Il sequestro del sito Butac (Bufale un tanto al chilo), la testata che si occupa di smascherare le bufale che girano in rete, disposto dalla Procura della Repubblica di Bologna, a seguito di una querela per diffamazione nei confronti di due giornalisti del sito, costituisce un esempio, grave, di violazione dei diritti civili, e fra questi del sacro diritto sancito dall’articolo 21 della nostra Costituzione. La questione è anzitutto tecnica e giuridica: è possibile porre sotto sequestro un sito web che ha tutte le caratteristiche di una vera e propria testata informativa? La risposta, invero, non può che essere negativa, tanto da far apparire il provvedimento della Procura del tutto sproporzionato oltre che in aperta violazione della più recente giurisprudenza nazionale e comunitaria in tema di sequestri preventivi.
Cerchiamo di tracciare, brevemente, un quadro chiaro di ciò che la normativa nazionale prevede in merito al sequestro delle testate giornalistiche.
La legge sulla stampa (legge n. 47/1948) prevede che la stampa possa essere posta sotto sequestro nei casi tassativamente previsti dal legislatore, fra i quali non rientra il reato di diffamazione a mezzo stampa: dunque, a seguito di una querela per diffamazione è escluso che si possa procedere al sequestro della testata.
Bene, se ciò è vero per una testata cartacea, cosa prevede la norma per una testata on line? Nel caso di una testata on line, secondo la Suprema Corte di Cassazione (che si è espressa chiaramente sul punto con una sentenza a sezioni unite del 2015), devono seguirsi, almeno in tema di sequestro preventivo, le norme previste dalla legge sulla stampa, e cioè l’inapplicabilità del sequestro preventivo.
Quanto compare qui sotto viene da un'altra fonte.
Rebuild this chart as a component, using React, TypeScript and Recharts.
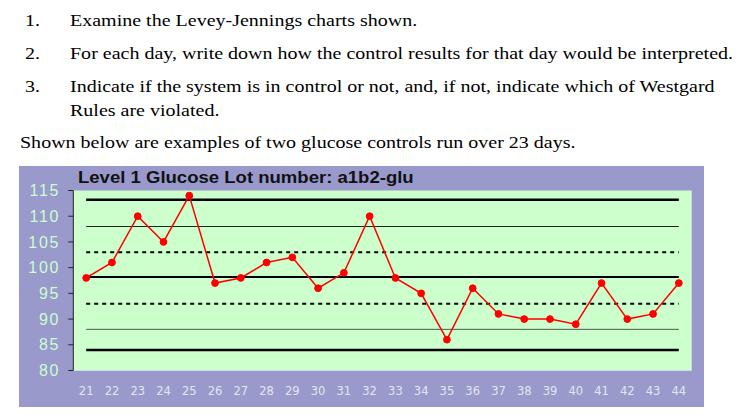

Detto che nel nostro ordinamento non sussiste un obbligo del magistrato di conformarsi al precedente giuridico, chiedersi cosa sia accaduto nel caso di Butac è comunque del tutto legittimo: ad avviso di chi scrive è probabile che i magistrati della Procura o abbiano ritenuto non condivisibile l’orientamento della Cassazione o, più probabilmente, abbiano ritenuto che il sito Butac non sia una testata giornalistica, circostanza che però lascia del tutto basiti, poiché, a prescindere da ogni eventuale e sostanziale registrazione, l’orientamento dei pronunciamenti comunitari della Corte di Strasburgo è nel senso di accordare il rango di stampa, in funzione del ruolo svolto dal sito: ora, è evidente che un sito che si premura di smascherare le bufale e le fake news, e facendolo propone notizie vere e fondate sui dati scientifici ovvero di più alta credibilità, non possa non assurgere al rango di stampa, e con ciò non possa non godere delle particolari tutele poste a presidio della stampa.
Ciò che, però, emerge, al di là del dato tecnico e giuridico, è la circostanza che, ancora una volta, il nostro Paese appare, nella tutela della libertà di stampa, anche per ciò che riguarda la magistratura ed il modo con il quale la stessa lo tutela (o dovrebbe tutelarla), assai indietro rispetto allo standard europeo, per tacere di quello statunitense, nella quale un provvedimento del genere avrebbe fatto gridare allo scandalo l’intero panorama informativo e culturale.
Ed infatti, pur ritenendo del tutto irragionevole un provvedimento del genere, lo stesso appare anche sproporzionato, perché, nel caso, si sarebbe potuto sequestrare il solo articolo anziché l’intera testata, ma ciò, in realtà, si ha la sensazione che sia una ulteriore dimostrazione della scarsa dimestichezza che la magistratura (ma non soltanto la magistratura, ovviamente) ha con il mezzo tecnico Internet, che rappresenta l’orizzonte di tutto il sistema informativo. In definitiva, se il Diritto è il mezzo attraverso cui si regolano i rapporti civili all’interno di una comunità, la comprensione di questi rapporti è un elemento essenziale, dinanzi al quale non si può apparire impreparati.